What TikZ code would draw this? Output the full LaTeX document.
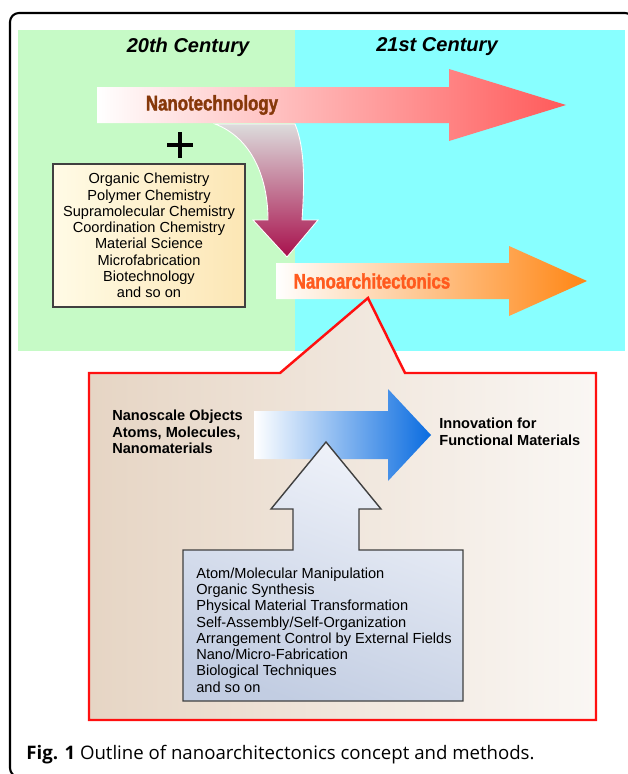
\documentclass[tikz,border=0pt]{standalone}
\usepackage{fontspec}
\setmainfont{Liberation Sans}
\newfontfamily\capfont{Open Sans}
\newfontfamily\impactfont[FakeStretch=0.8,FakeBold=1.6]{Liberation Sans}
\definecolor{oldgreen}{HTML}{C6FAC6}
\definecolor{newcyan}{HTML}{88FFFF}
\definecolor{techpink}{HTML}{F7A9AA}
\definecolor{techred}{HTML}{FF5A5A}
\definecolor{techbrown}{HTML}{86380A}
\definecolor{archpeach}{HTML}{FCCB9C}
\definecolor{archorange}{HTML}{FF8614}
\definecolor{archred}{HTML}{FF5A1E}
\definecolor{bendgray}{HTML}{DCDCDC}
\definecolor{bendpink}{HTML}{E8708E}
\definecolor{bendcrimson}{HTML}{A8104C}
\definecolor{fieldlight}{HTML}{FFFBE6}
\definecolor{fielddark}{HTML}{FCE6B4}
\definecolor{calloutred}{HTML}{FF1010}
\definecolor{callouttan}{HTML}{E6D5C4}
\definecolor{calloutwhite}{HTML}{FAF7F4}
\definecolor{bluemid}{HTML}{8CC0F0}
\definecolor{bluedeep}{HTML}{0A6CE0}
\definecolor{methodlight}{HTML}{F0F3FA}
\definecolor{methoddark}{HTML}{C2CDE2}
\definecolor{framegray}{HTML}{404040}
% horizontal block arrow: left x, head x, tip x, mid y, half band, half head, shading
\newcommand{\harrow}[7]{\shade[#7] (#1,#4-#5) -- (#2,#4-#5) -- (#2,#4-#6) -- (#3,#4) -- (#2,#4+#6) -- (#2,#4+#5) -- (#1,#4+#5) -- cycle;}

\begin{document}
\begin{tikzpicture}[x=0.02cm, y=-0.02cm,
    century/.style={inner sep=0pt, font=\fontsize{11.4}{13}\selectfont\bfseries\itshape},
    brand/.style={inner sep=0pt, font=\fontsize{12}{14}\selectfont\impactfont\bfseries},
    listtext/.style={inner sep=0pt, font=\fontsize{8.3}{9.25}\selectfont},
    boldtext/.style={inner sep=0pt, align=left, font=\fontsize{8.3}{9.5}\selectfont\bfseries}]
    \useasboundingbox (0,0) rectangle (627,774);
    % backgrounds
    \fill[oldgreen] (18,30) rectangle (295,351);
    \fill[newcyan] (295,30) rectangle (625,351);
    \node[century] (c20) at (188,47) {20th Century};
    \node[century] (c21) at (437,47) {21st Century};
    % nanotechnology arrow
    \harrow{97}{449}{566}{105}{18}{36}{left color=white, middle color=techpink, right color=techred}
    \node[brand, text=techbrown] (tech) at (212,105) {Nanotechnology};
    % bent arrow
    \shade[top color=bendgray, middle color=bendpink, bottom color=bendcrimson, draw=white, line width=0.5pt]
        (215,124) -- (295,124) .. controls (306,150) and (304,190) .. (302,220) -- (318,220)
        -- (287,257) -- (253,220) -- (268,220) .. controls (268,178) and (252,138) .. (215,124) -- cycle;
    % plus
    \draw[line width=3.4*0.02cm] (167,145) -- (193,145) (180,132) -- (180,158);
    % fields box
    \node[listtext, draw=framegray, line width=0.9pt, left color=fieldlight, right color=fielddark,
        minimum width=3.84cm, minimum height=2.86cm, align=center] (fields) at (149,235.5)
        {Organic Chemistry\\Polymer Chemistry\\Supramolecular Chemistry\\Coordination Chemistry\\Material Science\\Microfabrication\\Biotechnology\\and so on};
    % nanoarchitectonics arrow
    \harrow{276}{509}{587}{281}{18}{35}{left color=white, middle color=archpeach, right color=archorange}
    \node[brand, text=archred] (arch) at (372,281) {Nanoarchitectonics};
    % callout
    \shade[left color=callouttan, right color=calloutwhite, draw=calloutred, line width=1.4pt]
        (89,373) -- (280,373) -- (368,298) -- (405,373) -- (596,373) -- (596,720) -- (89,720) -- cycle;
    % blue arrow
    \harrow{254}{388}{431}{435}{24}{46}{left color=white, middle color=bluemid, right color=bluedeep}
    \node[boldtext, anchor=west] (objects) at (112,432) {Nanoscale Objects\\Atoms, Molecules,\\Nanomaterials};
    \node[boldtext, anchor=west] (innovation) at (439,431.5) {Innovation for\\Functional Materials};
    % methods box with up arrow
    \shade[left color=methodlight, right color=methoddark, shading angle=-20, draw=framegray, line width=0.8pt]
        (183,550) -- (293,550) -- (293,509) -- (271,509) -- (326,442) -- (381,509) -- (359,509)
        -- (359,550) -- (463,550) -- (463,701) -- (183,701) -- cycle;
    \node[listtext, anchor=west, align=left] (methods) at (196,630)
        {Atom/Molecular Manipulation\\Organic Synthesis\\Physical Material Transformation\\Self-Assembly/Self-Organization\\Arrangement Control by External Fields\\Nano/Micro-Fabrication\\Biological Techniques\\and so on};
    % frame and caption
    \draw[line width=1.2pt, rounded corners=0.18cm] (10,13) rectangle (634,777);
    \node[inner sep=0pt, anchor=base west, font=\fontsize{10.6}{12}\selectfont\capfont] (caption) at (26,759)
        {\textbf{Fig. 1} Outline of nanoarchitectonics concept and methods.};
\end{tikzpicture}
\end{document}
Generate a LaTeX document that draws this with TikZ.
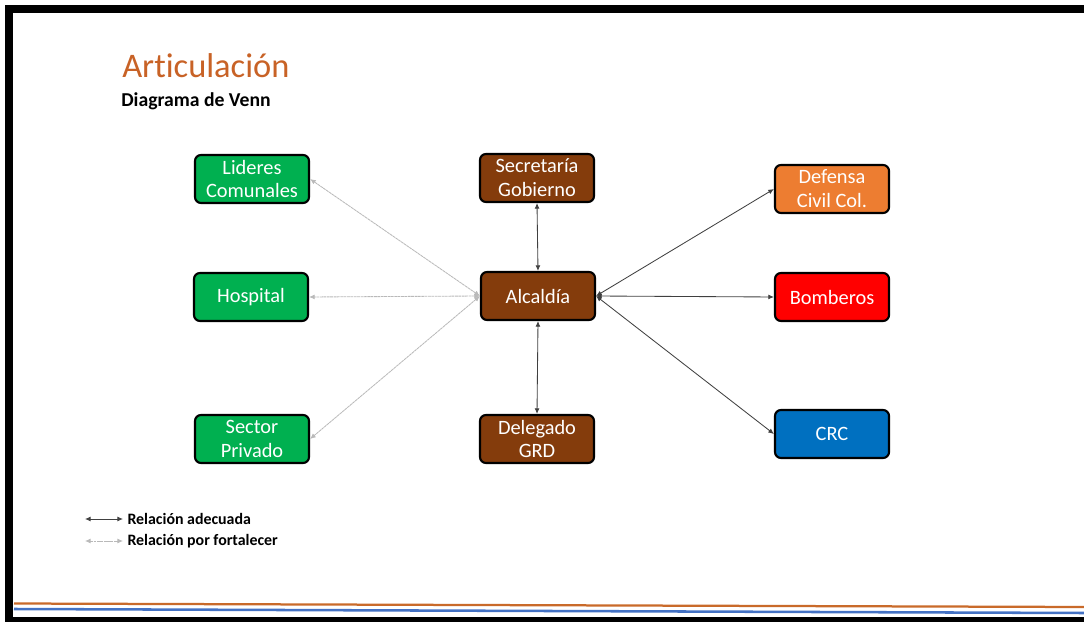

#####

## WRITTEN EXERCISE
From the first line above down to the line with "(#1,#4-#5) -- (#2,#4-#5)", reproduce every line and no others, omitting pictures.

## RESPONSE TO THIS EXERCISE
What TikZ code would draw this? Output the full LaTeX document.
\documentclass[tikz,border=0pt]{standalone}
\usepackage{fontspec}
\setmainfont{Liberation Sans}
\newfontfamily\capfont{Open Sans}
\newfontfamily\impactfont[FakeStretch=0.8,FakeBold=1.6]{Liberation Sans}
\definecolor{oldgreen}{HTML}{C6FAC6}
\definecolor{newcyan}{HTML}{88FFFF}
\definecolor{techpink}{HTML}{F7A9AA}
\definecolor{techred}{HTML}{FF5A5A}
\definecolor{techbrown}{HTML}{86380A}
\definecolor{archpeach}{HTML}{FCCB9C}
\definecolor{archorange}{HTML}{FF8614}
\definecolor{archred}{HTML}{FF5A1E}
\definecolor{bendgray}{HTML}{DCDCDC}
\definecolor{bendpink}{HTML}{E8708E}
\definecolor{bendcrimson}{HTML}{A8104C}
\definecolor{fieldlight}{HTML}{FFFBE6}
\definecolor{fielddark}{HTML}{FCE6B4}
\definecolor{calloutred}{HTML}{FF1010}
\definecolor{callouttan}{HTML}{E6D5C4}
\definecolor{calloutwhite}{HTML}{FAF7F4}
\definecolor{bluemid}{HTML}{8CC0F0}
\definecolor{bluedeep}{HTML}{0A6CE0}
\definecolor{methodlight}{HTML}{F0F3FA}
\definecolor{methoddark}{HTML}{C2CDE2}
\definecolor{framegray}{HTML}{404040}
% horizontal block arrow: left x, head x, tip x, mid y, half band, half head, shading
\newcommand{\harrow}[7]{\shade[#7] (#1,#4-#5) -- (#2,#4-#5) -- (#2,#4-#6) -- (#3,#4) -- (#2,#4+#6) -- (#2,#4+#5) -- (#1,#4+#5) -- cycle;}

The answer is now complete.